Learning trajectories are based on developmentally sequenced activities and quality instructional practice. They can help educators understand and be responsive to children’s developmental processes and constraints, and their potential for thinking about and understanding content. The learning trajectories construct organizes, connects, and operationalizes the above three types of knowledge—especially content knowledge and pedagogical content knowledge—for teaching specific subject-matter content. It also adds an essential component of knowledge gained from psychological and educational research on how children think and learn about the content.

Using a Mix of Instructional Methods

Although educators need to be trained in a core set of practices, the research base is still too small to identify which specific instructional practices are the best for which children in which situations for which outcomes. However, the evidence base is large and robust enough to identify some key instructional practices that are associated with children’s development and learning in each domain of development and early learning and that are appropriate across ages and grade levels.

These include engaging and nurturing relationships between educators and children and among children; providing opportunities for children to engage in playful activities and explore their environments; providing adults who are responsive to children’s individual needs, interests, and skills and who reinforce appropriate behaviors; using language- and literacy-rich environments, engaging in dialogic reading, and building on children’s experiences with language and literacy; using small groups to engage in intentional teaching and learning experiences.

Using developmentally appropriate and culturally responsive teaching practices that are engaging, interactive, and supportive of individual needs, interests, and skills; using positive reinforcement; encouraging and supporting students’ development of self-regulation skills; using instruction that is explicit, direct, and interactive and that involves explicit modeling of appropriate skills, strategies, and processes; providing opportunities for students to practice and apply skills and strategies; active learning techniques; using explicit and direct instruction to teach skills and strategies; supporting student engagement in and understanding of science and math; and providing opportunities for students to apply skills and strategies through authentic and meaningful tasks.

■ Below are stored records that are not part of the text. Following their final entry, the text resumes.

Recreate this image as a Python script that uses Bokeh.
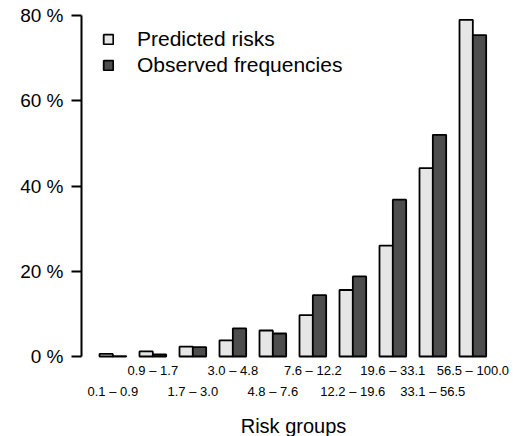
from bokeh.plotting import figure
from bokeh.models import (Range1d, LinearAxis, FixedTicker, Legend, LegendItem,
                          ColumnDataSource)
from bokeh.embed import file_html
from bokeh.resources import INLINE

# ---- data ----
groups = ["0.1 – 0.9", "0.9 – 1.7", "1.7 – 3.0", "3.0 – 4.8", "4.8 – 7.6",
          "7.6 – 12.2", "12.2 – 19.6", "19.6 – 33.1", "33.1 – 56.5", "56.5 – 100.0"]
predicted = [0.6, 1.2, 2.3, 3.8, 6.1, 9.7, 15.6, 26.0, 44.2, 79.0]
observed = [0.1, 0.5, 2.2, 6.6, 5.4, 14.4, 18.8, 36.8, 52.0, 75.4]
y_ticks = [0, 20, 40, 60, 80]
y_tick_labels = ["0 %", "20 %", "40 %", "60 %", "80 %"]
series_names = ["Predicted risks", "Observed frequencies"]

FONT = "Liberation Sans"
LIGHT = "#e6e6e6"
DARK = "#4d4d4d"

# R-barplot style positions: bar width 1, one bar of space before each group
n = len(groups)
centers = [2 + 3 * i for i in range(n)]
x_pred = [c - 0.5 for c in centers]
x_obs = [c + 0.5 for c in centers]

p = figure(frame_width=424, frame_height=356,
           min_border_left=81, min_border_right=8, min_border_top=5, min_border_bottom=75,
           x_range=Range1d(-0.35, 31.45), y_range=Range1d(-1.17, 82.35),
           x_axis_location=None, y_axis_location=None,
           output_backend="svg", toolbar_location=None)
p.grid.visible = False
p.outline_line_color = None
p.background_fill_color = "white"
p.border_fill_color = "white"

src_p = ColumnDataSource(dict(x=x_pred, top=predicted))
src_o = ColumnDataSource(dict(x=x_obs, top=observed))
r1 = p.vbar(x="x", top="top", bottom=0, width=1, source=src_p,
            fill_color=LIGHT, line_color="black", line_width=1.8)
r2 = p.vbar(x="x", top="top", bottom=0, width=1, source=src_o,
            fill_color=DARK, line_color="black", line_width=1.8)

# y axis
yax = LinearAxis(ticker=FixedTicker(ticks=y_ticks),
                 major_label_overrides={t: l for t, l in zip(y_ticks, y_tick_labels)})
yax.bounds = (0, 80)
yax.axis_line_width = 2
yax.major_tick_line_width = 2
yax.major_tick_out = 10
yax.major_tick_in = 0
yax.minor_tick_out = 0
yax.minor_tick_in = 0
yax.major_label_standoff = 8
yax.major_label_text_font = FONT
yax.major_label_text_font_size = "19px"
yax.major_label_text_color = "black"
p.add_layout(yax, "left")

# x labels: two staggered rows
def make_xaxis(idx, standoff):
    ax = LinearAxis(ticker=FixedTicker(ticks=[centers[i] for i in idx]),
                    major_label_overrides={centers[i]: groups[i] for i in idx})
    ax.axis_line_color = None
    ax.major_tick_line_color = None
    ax.minor_tick_line_color = None
    ax.major_tick_out = 0
    ax.major_tick_in = 0
    ax.major_label_standoff = standoff
    ax.major_label_text_font = FONT
    ax.major_label_text_font_size = "13px"
    ax.major_label_text_color = "black"
    return ax

ax_top = make_xaxis(list(range(1, n, 2)), 1)
ax_bot = make_xaxis(list(range(0, n, 2)), 3)
ax_bot.axis_label = "Risk groups"
ax_bot.axis_label_text_font = FONT
ax_bot.axis_label_text_font_size = "20px"
ax_bot.axis_label_text_font_style = "normal"
ax_bot.axis_label_text_color = "black"
ax_bot.axis_label_standoff = 13
p.add_layout(ax_top, "below")
p.add_layout(ax_bot, "below")

legend = Legend(items=[LegendItem(label=series_names[0], renderers=[r1]),
                       LegendItem(label=series_names[1], renderers=[r2])],
                location="top_left", margin=21, padding=0, spacing=0,
                glyph_width=12, glyph_height=12, label_height=26,
                label_standoff=23, border_line_color=None,
                background_fill_alpha=0,
                label_text_font=FONT, label_text_font_size="21px",
                label_text_color="black")
p.add_layout(legend, "center")

open("out.html", "w").write(file_html(p, INLINE))
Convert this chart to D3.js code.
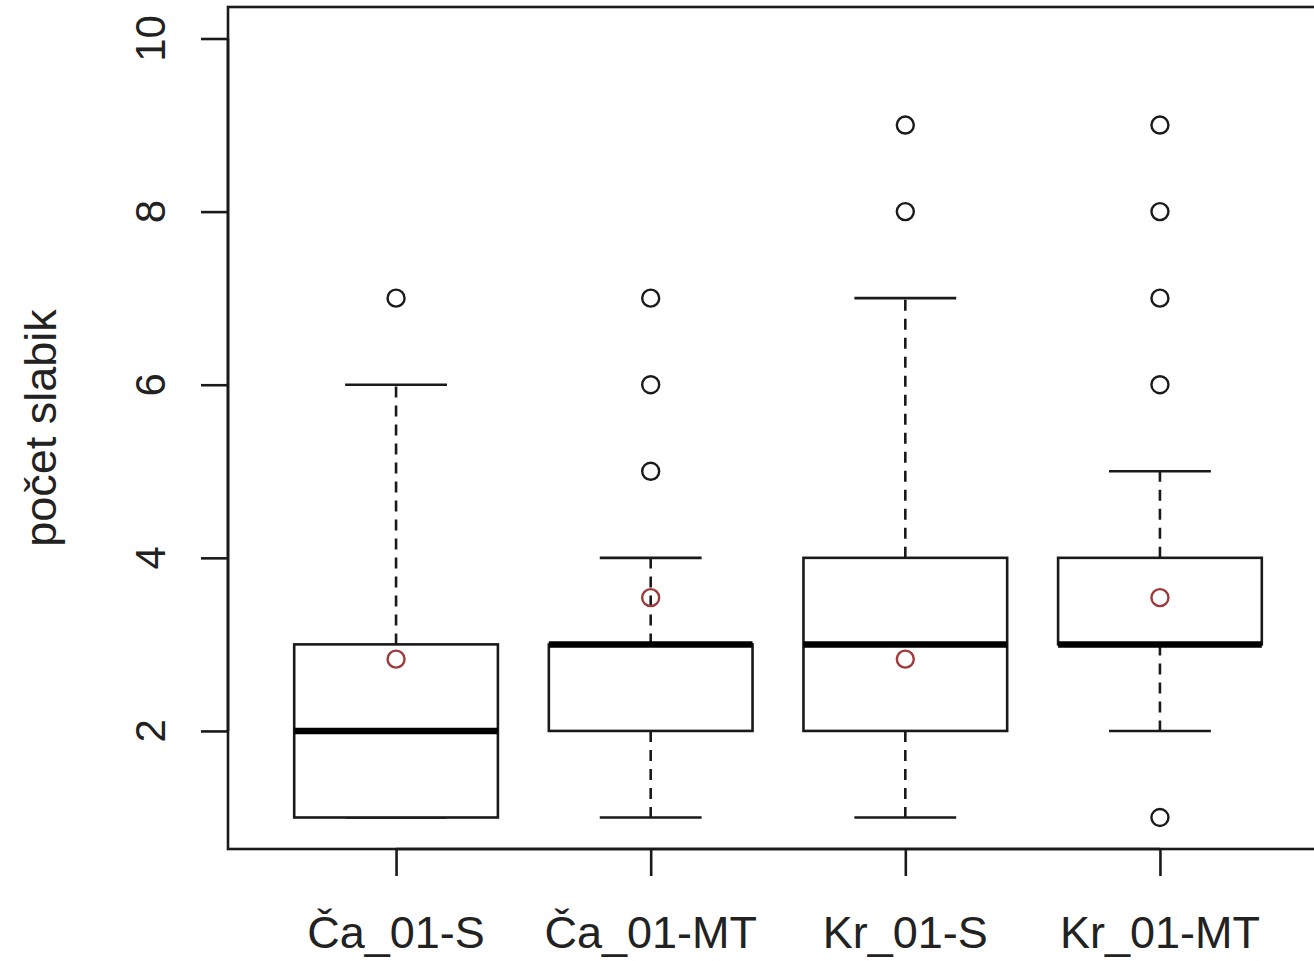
<!DOCTYPE html>
<html>
<head>
<meta charset="utf-8">
<script src="https://cdn.jsdelivr.net/npm/d3@7"></script>
<style>
  html, body { margin: 0; padding: 0; background: #fff; }
  svg { display: block; font-family: "Liberation Sans", Arial, sans-serif; }
</style>
</head>
<body>
<svg id="chart" width="1314" height="961"></svg>
<script>
const categories = ["Ča_01-S", "Ča_01-MT", "Kr_01-S", "Kr_01-MT"];
const lowerWhisker = [1, 1, 1, 2];
const q1 = [1, 2, 2, 3];
const medians = [2, 3, 3, 3];
const q3 = [3, 3, 4, 4];
const upperWhisker = [6, 4, 7, 5];
const outliers = [[7], [5, 6, 7], [8, 9], [1, 6, 7, 8, 9]];
const means = [2.83, 3.54, 2.83, 3.54];
const yTicks = [2, 4, 6, 8, 10];
const yTitle = "počet slabik";

const svg = d3.select("#chart");
const ink = "#1a1a1a";

// R-style extended ranges: positions 1..4 with 0.5 padding, plus 4%
const x = d3.scaleLinear().domain([0.34, 4.66]).range([228, 1328]);
const y = d3.scaleLinear().domain([0.636, 10.364]).range([849, 7]);

const unit = x(2) - x(1);
const boxW = unit * 0.8;
const capW = boxW * 0.5;

const data = categories.map((c, i) => ({
  name: c,
  pos: i + 1,
  lo: lowerWhisker[i],
  q1: q1[i],
  med: medians[i],
  q3: q3[i],
  hi: upperWhisker[i],
  out: outliers[i],
  mean: means[i],
}));

const g = svg.append("g");

const boxG = g.selectAll("g.box").data(data).join("g").attr("class", "box");

// whiskers (dashed)
boxG.append("line")
  .attr("x1", (d) => x(d.pos)).attr("x2", (d) => x(d.pos))
  .attr("y1", (d) => y(d.q3)).attr("y2", (d) => y(d.hi))
  .attr("stroke", ink).attr("stroke-width", 2.6).attr("stroke-dasharray", "11,8");
boxG.append("line")
  .attr("x1", (d) => x(d.pos)).attr("x2", (d) => x(d.pos))
  .attr("y1", (d) => y(d.q1)).attr("y2", (d) => y(d.lo))
  .attr("stroke", ink).attr("stroke-width", 2.6).attr("stroke-dasharray", "11,8");

// staples
boxG.append("line")
  .attr("x1", (d) => x(d.pos) - capW / 2).attr("x2", (d) => x(d.pos) + capW / 2)
  .attr("y1", (d) => y(d.hi)).attr("y2", (d) => y(d.hi))
  .attr("stroke", ink).attr("stroke-width", 2.6);
boxG.append("line")
  .attr("x1", (d) => x(d.pos) - capW / 2).attr("x2", (d) => x(d.pos) + capW / 2)
  .attr("y1", (d) => y(d.lo)).attr("y2", (d) => y(d.lo))
  .attr("stroke", ink).attr("stroke-width", 2.6);

// boxes
boxG.append("rect")
  .attr("x", (d) => x(d.pos) - boxW / 2)
  .attr("width", boxW)
  .attr("y", (d) => y(d.q3))
  .attr("height", (d) => y(d.q1) - y(d.q3))
  .attr("fill", "#fff")
  .attr("stroke", ink).attr("stroke-width", 2.6);

// medians
boxG.append("line")
  .attr("x1", (d) => x(d.pos) - boxW / 2).attr("x2", (d) => x(d.pos) + boxW / 2)
  .attr("y1", (d) => y(d.med)).attr("y2", (d) => y(d.med))
  .attr("stroke", "#000").attr("stroke-width", 6.5);

// outliers
boxG.selectAll("circle.out")
  .data((d) => d.out.map((v) => ({ pos: d.pos, v })))
  .join("circle")
  .attr("class", "out")
  .attr("cx", (d) => x(d.pos)).attr("cy", (d) => y(d.v))
  .attr("r", 8.5)
  .attr("fill", "none").attr("stroke", ink).attr("stroke-width", 2.4);

// means (red circles)
boxG.append("circle")
  .attr("cx", (d) => x(d.pos)).attr("cy", (d) => y(d.mean))
  .attr("r", 8.5)
  .attr("fill", "none").attr("stroke", "#9e3a3a").attr("stroke-width", 2.4);

// frame
svg.append("rect")
  .attr("x", 228).attr("y", 7)
  .attr("width", 1328 - 228).attr("height", 849 - 7)
  .attr("fill", "none").attr("stroke", ink).attr("stroke-width", 2.6);

// y axis
const yAxisG = svg.append("g")
  .attr("transform", "translate(228,0)")
  .call(d3.axisLeft(y).tickValues(yTicks).tickSize(27).tickFormat(""));
yAxisG.select(".domain").attr("stroke", ink).attr("stroke-width", 2.6)
  .attr("d", `M0,${y(2)}V${y(10)}`);
yAxisG.selectAll(".tick line").attr("stroke", ink).attr("stroke-width", 2.6);

svg.append("g").selectAll("text").data(yTicks).join("text")
  .attr("transform", (d) => `translate(165,${y(d)}) rotate(-90)`)
  .attr("text-anchor", "middle")
  .attr("font-size", 42)
  .attr("fill", "#222")
  .text((d) => d);

// x axis ticks
const xAxisG = svg.append("g")
  .attr("transform", "translate(0,849)")
  .call(d3.axisBottom(x).tickValues(data.map((d) => d.pos)).tickSize(27).tickFormat(""));
xAxisG.select(".domain").attr("stroke", ink).attr("stroke-width", 2.6)
  .attr("d", `M${x(1)},0H${x(4)}`);
xAxisG.selectAll(".tick line").attr("stroke", ink).attr("stroke-width", 2.6);

svg.append("g").selectAll("text").data(data).join("text")
  .attr("x", (d) => x(d.pos))
  .attr("y", 948)
  .attr("text-anchor", "middle")
  .attr("font-size", 45)
  .attr("fill", "#222")
  .text((d) => d.name);

// y title
svg.append("text")
  .attr("transform", `translate(56,428) rotate(-90)`)
  .attr("text-anchor", "middle")
  .attr("font-size", 45)
  .attr("fill", "#222")
  .text(yTitle);
</script>
</body>
</html>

Because of the nature of the goals of learning in each domain of development and early learning, the instructional practices that are appropriate for each are complex and dynamic and may vary depending on age, grade level, and individual needs, interests, and skills.

General Educational Practices For Working With Infants And Toddlers

There are some things to keep in mind when working with very young children to help them learn and grow in the best way possible. These include things like making sure there are small groups so each child gets more attention, having one main caregiver for each child to build trust, and using language and games to help with learning. The environment is also important for safety and health and it can be helpful to include things from a child’s culture to make them feel more comfortable.

Language And Literacy

The active ingredient of supporting language development in care and kids education settings relates to educators use of high-quality language interactions (such as extending what a child says and using varied and complex language) and social scaffolding of language and literacy skills, a form of instructional guidance by which educators progressively provide less ongoing support as children development proceeds to enable students to exercise independent skill. Age-appropriate language proficiency can be achieved through systematic instruction in vocabulary, listening comprehension, syntactic skills, and awareness of the components of language.

Mathematics

In order to teach math well to young children, educators need to understand the subject matter, how children learn it, and what instructional tasks and strategies can help them learn it. Unfortunately, many educators receive weak preparation for teaching math, and often lack knowledge of mathematical content. This deficiency is exacerbated by a gender gap favoring men in this knowledge category but a preponderance of female educators in the preschool and elementary school years. As a result, preschool teachers often spend less time engaging children in mathematics than in any other subject. Because content knowledge is a prerequisite for implementing pedagogical knowledge, increasing the mathematics knowledge of early childhood educators needs to be a priority.

Science

Children’s investigations into how the world works often lead to refinement of their ideas and the development of scientific reasoning skills. Preschool children know a great deal about the natural world and are able to take simple observations and form conclusions about how things work. They also demonstrate understanding of simple data patterns and generate possible explanations for phenomena. Older preschoolers interpret simple data patterns and generate possible explanations for phenomena. However, instruction in science in the United States is of low quality, and children from low-resource communities and minority groups typically receive less quality instruction than children from more privileged backgrounds. Progress in identifying learning trajectories and core concepts in science is less advanced than in mathematics. Comprehensive strategies that eschew simple dichotomies, such as “play” versus “academic,” are needed.

Fostering Socioemotional Development

Socioemotional development is important for kids education. Many children in early education settings and early elementary classrooms arrive with prior experiences of adversity and chronic stress, which can affect their behavior and learning. It is important for educators to have the knowledge needed to interpret young children’s anxiety, difficulties in paying attention and following instructions, impulsivity, and problems with emotion regulation as arising, in part, from the effects of chronic stress on developing brain systems.

Generally speaking, learning environments that are well structured and predictable, that provide support for children’s self-regulatory capacities, and that offer secure and warm relationships with educators will provide the greatest benefits to all children. Children experiencing chronic stress and adversity may have other specific needs for support, but such a learning environment can help buffer stress for these children. Providing such an environment not only helps these children, but also helps educators maintain a constructive classroom environment that is not regularly subject to behavioral disruptions.